Use scDblFinder

[LTLA]

Demo scDblFinder's main function in the doublet section. Also show how to derive hard yes/no doublet calls from scores.

[LTLA]

@plger see whether my commentary in 046c1887d61ac2167cf0ea32e4bfae8a804d9068 is fair.

[plger]

Looks good to me! I made a PR adding the co-expression score being included in the initial score (the code is now inside the package and it's so computationally inexpensive and makes things a little more robust, so that I'll be removing the option to disable it) and fixed a typo. Also, about "interpreting these scores in the context of cluster annotation": I normally do it on both levels, i.e. remove doublets called by scDblFinder, and remove clusters where most cells were doublets. At any rate, it might be important not to give the reader the impression that doublets will necessarily form their own clusters, so I just added a little something to this effect (I know you're somewhat warning about this a bit already). Feel free to accept or not...
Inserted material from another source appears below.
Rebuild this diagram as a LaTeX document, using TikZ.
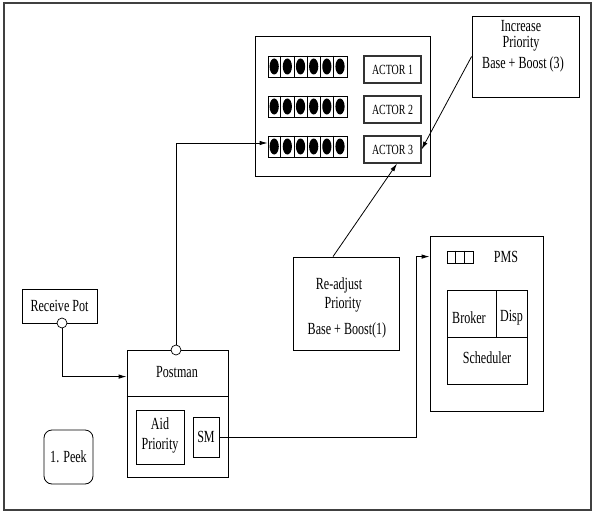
\documentclass[tikz,border=0pt]{standalone}
\usepackage{fontspec}
\setmainfont{Liberation Serif}[FakeStretch=0.71]
\usetikzlibrary{arrows.meta,calc}
\begin{document}
\begin{tikzpicture}[x=1pt,y=-1pt,
  every node/.style={font=\fontsize{17}{20}\selectfont, inner sep=0pt},
  box/.style={draw, line width=0.8pt},
  abox/.style={draw, line width=1.2pt, black!80, text=black, font=\fontsize{14}{16}\selectfont},
  ln/.style={line width=0.8pt},
  arr/.style={ln, -{Latex[length=8pt,width=4.5pt]}},
  port/.style={draw, circle, line width=0.7pt, minimum size=10pt, fill=white},
]
\useasboundingbox (0,0) rectangle (592,511);
\draw[line width=1.2pt, black!75] (4,3) rectangle (591,510);

% actors block
\node[box, minimum width=175pt, minimum height=140pt] (act) at (342.5,106) {};
\foreach \n/\y in {1/66.5,2/106.5,3/146.5}{
  \node[box, minimum width=79pt, minimum height=21pt] (q\n) at (307.5,\y) {};
  \foreach \i in {1,...,5}{
    \draw[ln] ($(q\n.north west)+(\i*13.1667,0)$) -- ($(q\n.south west)+(\i*13.1667,0)$);
  }
  \foreach \i in {0,...,5}{
    \fill ($(q\n.west)+(\i*13.1667+6.58,0)$) ellipse (4.6 and 8);
  }
}
\node[abox, minimum width=57pt, minimum height=27pt] (a1) at (392.5,69.5) {ACTOR 1};
\node[abox, minimum width=57pt, minimum height=27pt] (a2) at (392.5,109.5) {ACTOR 2};
\node[abox, minimum width=57pt, minimum height=27pt] (a3) at (392.5,149.5) {ACTOR 3};

% increase priority
\node[box, minimum width=107pt, minimum height=81pt] (inc) at (525.5,56.5) {};
\node (inc1) at (521,26) {Increase};
\node (inc2) at (521,44) {Priority};
\node (inc3) at (523,64) {Base + Boost (3)};

% re-adjust priority
\node[box, minimum width=106pt, minimum height=93pt] (ra) at (346,303.5) {};
\node (ra1) at (339,285) {Re-adjust};
\node (ra2) at (343,305) {Priority};
\node (ra3) at (347,330) {Base + Boost(1)};

% PMS
\node[box, minimum width=113pt, minimum height=175pt] (pms) at (486.5,323.5) {};
\node[box, minimum width=26pt, minimum height=12pt] (pq) at (460,257) {};
\draw[ln] ($(pq.north west)+(8.67,0)$) -- ($(pq.south west)+(8.67,0)$);
\draw[ln] ($(pq.north west)+(17.33,0)$) -- ($(pq.south west)+(17.33,0)$);
\node (pmst) at (506,257) {PMS};
\node[box, minimum width=49pt, minimum height=47pt] (brk) at (471.5,313.5) {};
\node (brkt) at (469,318) {Broker};
\node[box, minimum width=31pt, minimum height=47pt] (dsp) at (511.5,313.5) {};
\node (dspt) at (511.5,318) {Disp};
\node[box, minimum width=80pt, minimum height=47pt] (sch) at (487,360.5) {};
\node (scht) at (487,358) {Scheduler};

% receive pot
\node[box, minimum width=75pt, minimum height=34pt] (rp) at (59.5,306) {Receive Pot};

% postman
\node[box, minimum width=101pt, minimum height=127pt] (pm) at (177.5,413.5) {};
\draw[ln] ($(pm.north west)+(0,47)$) -- ($(pm.north east)+(0,47)$);
\node (pmt) at (177,372) {Postman};
\node[box, minimum width=48pt, minimum height=54pt] (aid) at (160,437) {};
\node[align=center] (aidt) at (160,435) {Aid\\Priority};
\node[box, minimum width=26pt, minimum height=40pt] (sm) at (206,437) {SM};
\node[box, rounded corners=8pt, minimum width=49pt, minimum height=54pt] (pk) at (68.5,457) {1. Peek};

% ports
\node[port] (c1) at (62,323) {};
\node[port] (c2) at (176,350) {};

% connectors
\draw[arr] (c1.south) |- ($(pm.north west)+(0,27)$);
\draw[arr] (c2.north) |- ($(q3.west)+(0,-3.5)$);
\draw[arr] (inc.west) -- (a3.east);
\draw[arr] ($(ra.north)+(-13,0)$) -- ($(a3.south)+(4.5,0)$);
\draw[arr] (sm.east) -- ++(197,0) |- ($(pms.north west)+(0,21)$);
\end{tikzpicture}
\end{document}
Finally, regarding this question of mixing proportions, I noticed that removing the highest and lowest libsize percentiles when generating artificial doublets improves performance, as expected. I therefore tried to establish the mixing proportions by steering the library sizes towards the clusters' median, thinking that the latter offered a better guide at the actual RNA amount, but no matter how I did it this decreased performance, which rather puzzled me... I don't suppose you have a good dataset with spike-ins and SNP-based doublets?

[LTLA]

Feel free to accept or not...

Done. Fiddled with the wording a bit, but otherwise merged.

I don't suppose you have a good dataset with spike-ins and SNP-based doublets?

Not beyond some toy examples - as in, real datasets but those explicitly generated to look at spike-ins.

I think the biggest "problem" with the use of spike-ins for doublet removal is that spike-ins are only available for plate-based protocols where the frequency of doublets from cell sorting is much lower. I guess that this is because they have already done their own doublet exclusion based on the forward/side scatter as it comes out of the machine.

The medians idea is a sensible one, though I'm also not surprised that it didn't work as well as you hoped. I have suspected that the cluster-average library sizes are not linear functions of the population's RNA content, based on observations of the library sizes of doublet and source clusters from findDoubletClusters(). I'll guess that some reagent is being exhausted inside the droplet; at which point it doesn't matter how much extra RNA content you add, you're probably going to get the same library size.

[plger]

That's interesting. Under the reagent exhaustion hypothesis I suppose we'd get some kind of plateau, and since this isn't visible in the libsize distributions of populations (which do seem log-normal), I guess that means that most of the libsize variation within a population happens downstream of these initial reactions? (and yet somehow upstream of amplification, since it's in the UMIs?) Or could it be the amounts of reagent per droplets varying in the first place?

[LTLA]

Possibly. In the most extreme case, you could imagine that the limiting factor is the reverse transcriptase activity; all other things being equal (same activity in each droplet, all other reagents in excess), you would get the same library size regardless of the total RNA content of each cell. In practice, this is probably some complicated function of the amount of RNA, primer and free dNTPs; while I don't remember all my enzyme kinetics, it's not hard to imagine that this function is not linear with respect to the amount of RNA in the cell. Throw in the droplet-to-droplet variation in RT processitivity/reagent molarity and we get what we see.

[plger]

yeah okay, I guess the upshot is that it's probably too messy to do much more than we're already doing :)

[LTLA]

Agreed. Might be worth checking the ratios of the average library sizes between the doublet clusters and their putative sources in your other test datasets, to see how general this phenomenon is. (Assuming you know or are pretty confident of the sources for each doublet cluster.) Then at least we'd know what to blame when the methods don't perform as well.